Tafsir terhadap hadits di atas disebutkan pula
dalam hadits yang lain yang diriwayatkan oleh Hakim dari Sa'ad, bahwa
Rasulullah shallallahu 'alaihi wa sallam bersabda,
ثَلاَثَةٌ
مِنَ السَّعَادَةِ: الْمَرْأَةُ الصَّالِحَةُ، تَرَاهَا تُعْجِبُكَ، وَتَغِيْبُ فَتَأْمَنُهَا
عَلَى نَفْسِهَا وَمَالِكَ، وَالدَّابَّةُ تَكُوْنُ وَطِيْئَةً تُلْحِقُكَ بِأَصْحَابِكَ،
وَالدَّارُ تَكُوْنُ وَاسِعَةً كَثِيْرَةَ الْمَرَافِقِ، وَثَلاَثٌ مِنَ الشِّقَاءِ:
الْمَرْأَةُ تَرَاهَا فَتَسُوْءُكَ، وَتَحْمِلُ لِسَانَهَا عَلَيْكَ، وَإِنْ غِبْتَ
عَنْهَا لَمْ تَأْمَنْهَا عَلَى نَفْسِهَا وَمَالِكَ، وَالدَّابَّةُ تَكُوْنُ قَطُوْفًا
فَاِنْ ضَرَبْتَهَا أَتْعَبْتَكَ، وَإِنْ تَرَكْتَهَا لَمْ تُلْحِقْكَ بِأَصْحَابِكَ،
وَالدَّارُ تَكُوْنُ ضَيِّقَةً قَلِيْلَةَ الْمَرَافِقِ
"Tiga hal yang termasuk kebahagiaan adalah istri yang
salihah, yang jika engkau pandang membuatmu senang, jika engkau pergi, maka dia
menjaga dirinya dan hartamu, serta hewan yang jinak lagi cepat yang dengannya
engkau dapat menyusul kawan-kawanmu, serta rumah yang luas dan banyak
perlengkapannya.

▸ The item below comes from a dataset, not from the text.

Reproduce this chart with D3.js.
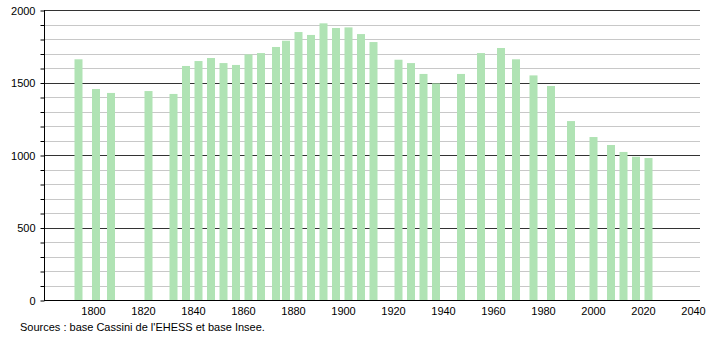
<!DOCTYPE html>
<html>
<head>
<meta charset="utf-8">
<script src="https://cdn.jsdelivr.net/npm/d3@7"></script>
<style>
  body { margin: 0; background: #fff; }
  text { font-family: "Liberation Sans", Arial, sans-serif; }
</style>
</head>
<body>
<div id="chart"></div>
<script>
// population by census year
var years = [1793, 1800, 1806, 1821, 1831, 1836, 1841, 1846, 1851, 1856,
  1861, 1866, 1872, 1876, 1881, 1886, 1891, 1896, 1901, 1906, 1911,
  1921, 1926, 1931, 1936, 1946, 1954, 1962, 1968, 1975, 1982, 1990,
  1999, 2006, 2011, 2016, 2021];
var population = [1660, 1455, 1428, 1441, 1421, 1614, 1648, 1669, 1634, 1621,
  1694, 1703, 1745, 1788, 1848, 1828, 1908, 1876, 1880, 1834, 1779,
  1657, 1634, 1559, 1494, 1559, 1703, 1738, 1660, 1549, 1476, 1234,
  1124, 1069, 1021, 988, 979];
var xTicks = [1800, 1820, 1840, 1860, 1880, 1900, 1920, 1940, 1960, 1980, 2000, 2020, 2040];
var yTicks = [0, 500, 1000, 1500, 2000];
var source = "Sources : base Cassini de l'EHESS et base Insee.";

var W = 710, H = 340;
var plot = { left: 44, right: 700, top: 10, bottom: 300 };

var svg = d3.select("#chart").append("svg")
  .attr("width", W).attr("height", H);

var x = d3.scaleLinear().domain([1780, 2042]).range([45, 700]);
var y = d3.scaleLinear().domain([0, 2000]).range([plot.bottom, plot.top]);

// grid lines every 100, darker every 500
var grid = d3.range(100, 2001, 100);
svg.append("g").selectAll("line")
  .data(grid).enter().append("line")
  .attr("x1", plot.left).attr("x2", plot.right)
  .attr("y1", function(d){ return Math.round(y(d)) + 0.5; })
  .attr("y2", function(d){ return Math.round(y(d)) + 0.5; })
  .style("stroke", function(d){ return yTicks.indexOf(d) >= 0 ? "#333" : "#c8c8c8"; })
  .style("stroke-width", 1);

// bars
svg.append("g").selectAll("rect")
  .data(years).enter().append("rect")
  .attr("x", function(d){ return x(d) - 3; })
  .attr("width", 8)
  .attr("y", function(d, i){ return y(population[i]); })
  .attr("height", function(d, i){ return plot.bottom - y(population[i]); })
  .style("fill", "#b0e3b4");

// left axis with minor ticks
var yAxis = d3.axisLeft(y).tickValues(grid.concat([0])).tickSize(4)
  .tickFormat(function(d){ return yTicks.indexOf(d) >= 0 ? d : ""; });
var ya = svg.append("g")
  .attr("transform", "translate(" + (plot.left + 0.5) + ",0.5)")
  .call(yAxis);
ya.select(".domain").attr("d", "M0," + (plot.top - 0.5) + "V" + (plot.bottom - 0.5)).style("stroke", "#000");
ya.selectAll(".tick line").style("stroke", "#000");
ya.selectAll(".tick text").attr("x", -9).style("font-size", "11px").style("fill", "#000")
  .attr("font-family", null);

// bottom axis
var xAxis = d3.axisBottom(x).tickValues(xTicks).tickSize(0).tickFormat(d3.format("d"));
var xa = svg.append("g")
  .attr("transform", "translate(0," + (plot.bottom + 0.5) + ")")
  .call(xAxis);
xa.select(".domain").attr("d", "M" + plot.left + ",0H" + plot.right).style("stroke", "#000");
xa.selectAll(".tick text").attr("y", 7).attr("dx", "-2").style("font-size", "11px").style("fill", "#000")
  .attr("font-family", null);

svg.append("text")
  .attr("x", 20).attr("y", 331)
  .style("font-size", "11px")
  .text(source);
</script>
</body>
</html>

Sedangkan tiga hal yang termasuk kesengsaraan adalah istri
yang jika engkau pandang menyedihkanmu, mulutnya tidak lepas mencelamu, dan
jika engkau pergi, ia tidak menjaga dirinya dan hartamu. Kemudian hewan yang
lambat. Jika engkau pukul, malah membuatmu lelah, dan jika engkau biarkan, maka
engkau tidak dapat menyusul kawan-kawanmu, serta rumah yang sempit dan sedikit
perlengkapannya." (Hadits ini dinyatakan hasan oleh Syaikh Al Albani dalam
Shahihul Jami' no. 3056).
Ibnu Mas’ud berkata, “Kalau sekiranya ajal
saya hanya tinggal sepuluh hari, dan saya mengetahui bahwa di akhirnya saya
wafat, sedangkan saya memiliki kemampuan untuk menikah maka saya akan menikah
karena takut terhadap fitnah.”
Wallahu a'lam, wa shallallahu 'alaa nabiyyinaa Muhammad wa 'alaa aalihi
wa shahbihi wa sallam.
Marwan bin Musa
Maraji': Fiqhus Sunnah (S. Sabiq), Al Waziz (Abdul 'Azhim bin
Badawi), Al Fiqhul Muyassar (Beberapa ulama), Al Mulakhkhash Al
Fiqhiy (Shalih Al Fauzan), Minhajul Muslim (Abu Bakr Al Jaza'iriy),
dll.
[i] Yakni mampu memikul
beban pernikahan.
[ii] Hadits ini membagi
takwa kepada dua bagian; sebagiannya dengan menikah, dan sebagian lagi dengan
selainnya. Menurut Abu Hatim, bahwa yang
menegakkan agama seseorang biasanya tergantung pada farji (kemaluan) dan
perutnya, dimana salah satunya terpenuhi dengan menikah.